TUNING UP THE PLL PCB

After adjusting the local oscillator, connect the PLL system as per its final configuration. Turn the power on. You should see the Lock LED light up, indicating that the PLL is out of lock. The PLL system is adjusted by connecting an oscilloscope to the collector of the difference amplifier (The second 2N5770 amplifier/L4). Tune L3 to the Harmonic of the Ref oscillator below the Local Oscillator. A frequency counter may help, connected to the LO input of the SBL1 mixer. Typically, L3 is only required to reject the unwanted harmonics by >10 db to ensure correct operation.

C1 and R1 are then tuned for maximum sine wave amplitude at the difference frequency. At some point the Lock LED should extinguish. You can then monitor the VCO tune voltage to confirm that it is somewhere around the point originally adjusted to (~2Volts). Some adjustment may be necessary to the coils if you have departed from the nominal 4 - 7 MHz difference frequency. (~500KHz lowest Freq.)

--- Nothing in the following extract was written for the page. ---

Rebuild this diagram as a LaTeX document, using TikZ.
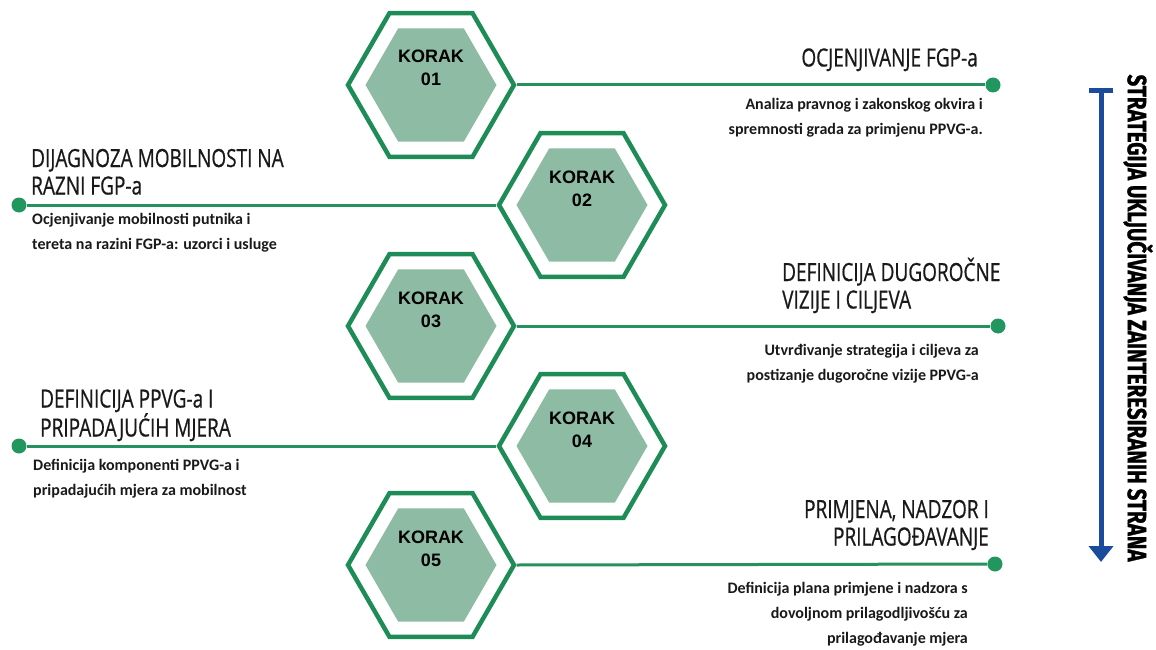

Once you have lock, adjustment of each control will be seen to be broad due to the capture effect of the 74HC04 Gates. Do not try and judge the "peak" from the LED as you may end up with each circuit being off tune and only just working. You can check the VCO lock range by monitoring the VCO tune voltage and placing you finger on the Local Oscillator coil. You should see the VCO voltage swing, with no change to the Local Oscillator frequency. At some point you should be able to light the LED. Typically the PLL will counteract excursions of +or- 5 KHz. To extend this range, increase the 4P7 coupling capacitor used from the BB405 Varicap.

The PLL is ready for service. The Lock LED should only flash as power is connected to the system. If your Local Oscillator has chronic drift, it may take a few seconds to drift into the lock range. Tests done with cheap 5^th overtone crystals, however, produced locks within a second from 10 - 40 degrees C. The final VCO voltage setting will depend on the Local Oscillator's reaction to temperature.